This is a Crow’s eye view of the posts that caught my attention this week. I look for posts that celebrate amazing moments in anime or otherwise blow me away with their wit and charm. I check hundreds of sites, and I can tell you that the ani-blogging community’s quality and quantity of posts is amazing. I hope this article helps you find some of them.
What sites do I check every week? You can see the list of the sites here!
This week, I reviewed the sites in reverse alphabetical order (Z to A).
Have you watched the first episode of Keep Your Hands Off Eizouken! yet? I didn’t intend to. Not at first. I’m already watching more series this season that most, and to be frank (which, I guess, is better than Shirley), the promo art I’d seen didn’t excite me. Generally speaking, I gravitate to series that look like The Asterisk War or Fire Force (I’d say No Game No Life, but nothing else looks like it!). Keep Your Hands Off Eizouken! looked more, I don’t know, artsy? But I recently had an hour of down time and figured I’d give it a shot. And wow, am I glad I did! There was one scene in particular that reminded me of why I started watching anime. Based at least on the first episode, it’s a series worth celebrating, and that’s exactly why I wanted to draw your attention to Bobduh’s article on Wrong Every Time. It’s a delightful read! The post just gushes about the show. Best of all? It includes a screen shot of that scene that stuck out to me!
I like My Hero Academia 4. I’ve watched the series since the first episode, and I like this season as much as any other. But it’s not a self-reflective sort of liking. I haven’t really asked myself if I like season 4 better than 3, because I don’t have time and some rabbit holes get pretty deep. But I came across a post by Richard Wood on A Richard Wood Text Adventure that made me pause. If I stop to think about it, season 4 is different than what came before. I think some folks have concluded it’s less enjoyable. So far, I enjoy it as much as I ever have, at least for now. I think Season 4 is trying something new, and this post does a great job of exploring just what that might be. Time will tell if it turns MHA into a classic or not. After reading this article, see if you can guess which it’ll be.
I’ve seen a lot of posts celebrating best or favorite series of the last decade. They’re a lot of fun! Often, they remind me of series that I’ve forgotten about in the deluge of new seasonal anime. There have been a handful of these posts, though, that have featured series I haven’t forgotten at all, because I rewatch them (or part of them) all the time. This week, I came across a post that really surprised me: it’s almost exactly the series I would have picked! Fu-reiji of Fu-reiji’s Blog published a top 10 that I have to say is almost perfect (IMHO, of course!). Number 10 was a solid choice; number 9 guaranteed I’d check out the rest; number 7 was a no-brainer; number 6 was an over-looked gem that convinced me the writer was serious… I think you get the idea. Even the honorable mentions were spot-on! See if you agree.

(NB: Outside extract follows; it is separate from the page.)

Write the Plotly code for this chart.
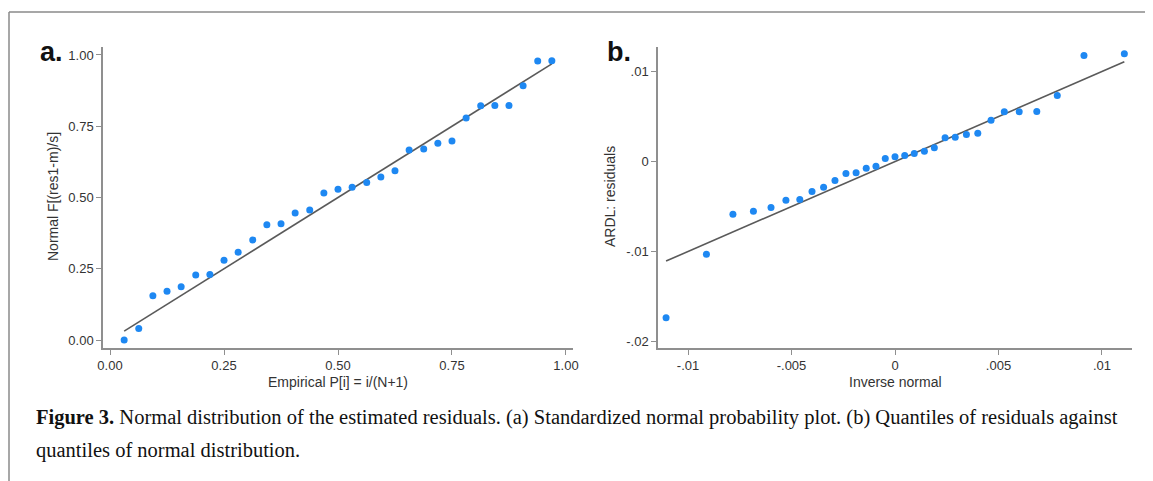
import plotly.graph_objects as go

# ---------------- data ----------------
# Panel a: standardized normal probability plot
a_x = [0.031, 0.063, 0.094, 0.125, 0.156, 0.188, 0.219, 0.250, 0.281, 0.313, 0.344,
       0.375, 0.406, 0.438, 0.469, 0.500, 0.531, 0.563, 0.594, 0.625, 0.656, 0.688,
       0.719, 0.750, 0.781, 0.813, 0.844, 0.875, 0.906, 0.938, 0.969]
a_y = [0.000, 0.040, 0.155, 0.171, 0.187, 0.228, 0.230, 0.280, 0.308, 0.351, 0.404,
       0.408, 0.446, 0.456, 0.516, 0.529, 0.536, 0.553, 0.572, 0.594, 0.667, 0.670,
       0.690, 0.698, 0.779, 0.822, 0.823, 0.823, 0.892, 0.979, 0.980]
a_ticks = [0, 0.25, 0.5, 0.75, 1.0]
a_ticklabels = ["0.00", "0.25", "0.50", "0.75", "1.00"]

# Panel b: quantiles of residuals vs quantiles of normal distribution
b_x = [-0.01106, -0.00911, -0.00783, -0.00684, -0.00599, -0.00527, -0.00460, -0.00401,
       -0.00345, -0.00290, -0.00237, -0.00188, -0.00139, -0.00092, -0.00047, 0.0,
       0.00047, 0.00093, 0.00142, 0.00190, 0.00242, 0.00291, 0.00345, 0.00400,
       0.00464, 0.00528, 0.00600, 0.00685, 0.00784, 0.00913, 0.01108]
b_y = [-0.01737, -0.01030, -0.00585, -0.00552, -0.00511, -0.00430, -0.00422, -0.00333,
       -0.00285, -0.00211, -0.00133, -0.00126, -0.00074, -0.00052, 0.00033, 0.00052,
       0.00067, 0.00089, 0.00115, 0.00152, 0.00263, 0.00270, 0.00300, 0.00315,
       0.00459, 0.00552, 0.00552, 0.00556, 0.00733, 0.01178, 0.01197]
b_xticks = [-0.01, -0.005, 0, 0.005, 0.01]
b_xticklabels = ["-.01", "-.005", "0", ".005", ".01"]
b_yticks = [-0.02, -0.01, 0, 0.01]
b_yticklabels = ["-.02", "-.01", "0", ".01"]

caption_bold = "Figure 3."
caption_line1 = (" Normal distribution of the estimated residuals. (a) Standardized normal "
                 "probability plot. (b) Quantiles of residuals against")
caption_line2 = "quantiles of normal distribution."

# ---------------- styling ----------------
OFF = 8  # page body margin
W, H = 1153 - OFF, 481 - OFF
def px(x):
    return (x - OFF) / W
def py(y):
    return 1 - (y - OFF) / H

DOT = "#1e88f2"
REF = "#5a5a5a"
AXC = "#8f8f8f"
TXT = "#333333"
SANS = "Liberation Sans, Arial, sans-serif"
SERIF = "Liberation Serif, Times New Roman, serif"

fig = go.Figure()

fig.add_trace(go.Scatter(x=[a_x[0], a_x[-1]], y=[a_x[0], a_x[-1]], mode="lines",
                         line=dict(color=REF, width=1.6), xaxis="x", yaxis="y",
                         showlegend=False, hoverinfo="skip"))
fig.add_trace(go.Scatter(x=a_x, y=a_y, mode="markers",
                         marker=dict(color=DOT, size=7), xaxis="x", yaxis="y",
                         showlegend=False))
fig.add_trace(go.Scatter(x=[b_x[0], b_x[-1]], y=[b_x[0], b_x[-1]], mode="lines",
                         line=dict(color=REF, width=1.6), xaxis="x2", yaxis="y2",
                         showlegend=False, hoverinfo="skip"))
fig.add_trace(go.Scatter(x=b_x, y=b_y, mode="markers",
                         marker=dict(color=DOT, size=7), xaxis="x2", yaxis="y2",
                         showlegend=False))

axis_common = dict(showline=True, linecolor=AXC, linewidth=1.5, ticks="outside",
                   ticklen=5, tickwidth=1.2, tickcolor=AXC, showgrid=False,
                   zeroline=False, tickfont=dict(family=SANS, size=13, color=TXT),
                   automargin=False)

fig.update_layout(
    width=W, height=H,
    margin=dict(l=0, r=0, t=0, b=0),
    paper_bgcolor="white", plot_bgcolor="white",
    xaxis=dict(domain=[px(103), px(573)], range=[-0.0154, 1.0154], anchor="y",
               tickvals=a_ticks, ticktext=a_ticklabels, **axis_common),
    yaxis=dict(domain=[py(348), py(47)], range=[-0.028, 1.028], anchor="x",
               tickvals=a_ticks, ticktext=a_ticklabels, **axis_common),
    xaxis2=dict(domain=[px(658), px(1132)], range=[-0.01145, 0.01145], anchor="y2",
                tickvals=b_xticks, ticktext=b_xticklabels, **axis_common),
    yaxis2=dict(domain=[py(348), py(47)], range=[-0.02072, 0.01272], anchor="x2",
                tickvals=b_yticks, ticktext=b_yticklabels, **axis_common),
)

ann = []
# panel letters
ann.append(dict(text="<b>a.</b>", x=px(38), y=py(52), xref="paper", yref="paper",
                xanchor="left", yanchor="middle", showarrow=False,
                font=dict(family=SANS, size=27, color="#111111")))
ann.append(dict(text="<b>b.</b>", x=px(605), y=py(52), xref="paper", yref="paper",
                xanchor="left", yanchor="middle", showarrow=False,
                font=dict(family=SANS, size=27, color="#111111")))
# axis titles
tfont = dict(family=SANS, size=14, color=TXT)
ann.append(dict(text="Empirical P[i] = i/(N+1)", x=px(338), y=py(382), xref="paper",
                yref="paper", xanchor="center", yanchor="middle", showarrow=False,
                font=tfont))
ann.append(dict(text="Normal F[(res1-m)/s]", x=px(53), y=py(197), xref="paper",
                yref="paper", xanchor="center", yanchor="middle", showarrow=False,
                textangle=-90, font=tfont))
ann.append(dict(text="Inverse normal", x=px(895), y=py(382), xref="paper",
                yref="paper", xanchor="center", yanchor="middle", showarrow=False,
                font=tfont))
ann.append(dict(text="ARDL: residuals", x=px(610), y=py(197), xref="paper",
                yref="paper", xanchor="center", yanchor="middle", showarrow=False,
                textangle=-90, font=tfont))
# caption
cfont = dict(family=SERIF, size=20.5, color="#111111")
ann.append(dict(text="<b>" + caption_bold + "</b>" + caption_line1, x=px(34), y=py(417),
                xref="paper", yref="paper", xanchor="left", yanchor="middle",
                showarrow=False, font=cfont))
ann.append(dict(text=caption_line2, x=px(34), y=py(450),
                xref="paper", yref="paper", xanchor="left", yanchor="middle",
                showarrow=False, font=cfont))
fig.update_layout(annotations=ann)

# outer frame (top and left edges visible)
fig.add_shape(type="line", xref="paper", yref="paper", x0=px(9), x1=1.0,
              y0=py(12), y1=py(12), line=dict(color="#8a8a8a", width=1.5))
fig.add_shape(type="line", xref="paper", yref="paper", x0=px(9), x1=px(9),
              y0=py(12), y1=0.0, line=dict(color="#8a8a8a", width=1.5))

fig.write_html("out.html")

One of the things I find so attractive about anime is the breadth of characters it gives us. It can also subvert themes or value assumptions. Now, some of that comes from the fact most of it is produced in Japan, which is the product of a culture that is both very different and far older than mine. But often the writers simply want to present a perspective that’s rare in popular media. Just look at episode 8 of Zombieland Saga. A more recent series, Kemono Michi: Rise Up, is the jumping off point for this post by fanofacertainage on the site Fan of a Certain Age. Whereas my example from Zombieland Saga dealt with the representation of a trans character, this post discusses the representation of an asexual character. Most of you visiting my site already know this, but as a global society we’re not on a great trajectory right now. The only way we’re getting out of our current political situation is through mutual understanding and respect. I don’t think it’s in the least bit hyperbolic to say that posts like this one from fanofacertainage are part of the way forward.
Have you watched BOFURI: I Don’t Want to Get Hurt, so I’ll Max Out My Defense? It’s another one of those shows I wasn’t going to watch, but I’d seen other bloggers talking about it and decided to give it a shot. Liked it so much that I watched the first two episodes back to back! Even though I liked it, I had to wonder why it worked. Something about the construction felt unusual to me. Turned out that question also occurred to Kirandi at 100 Word Anime! But instead of just wondering about it, she invested the work to figure out what was going on. As you can see from the title, she focused on the question of whether the show would have worked as well if Maple wasn’t moe. Not only is the article itself interesting and fun to read — so are the comments!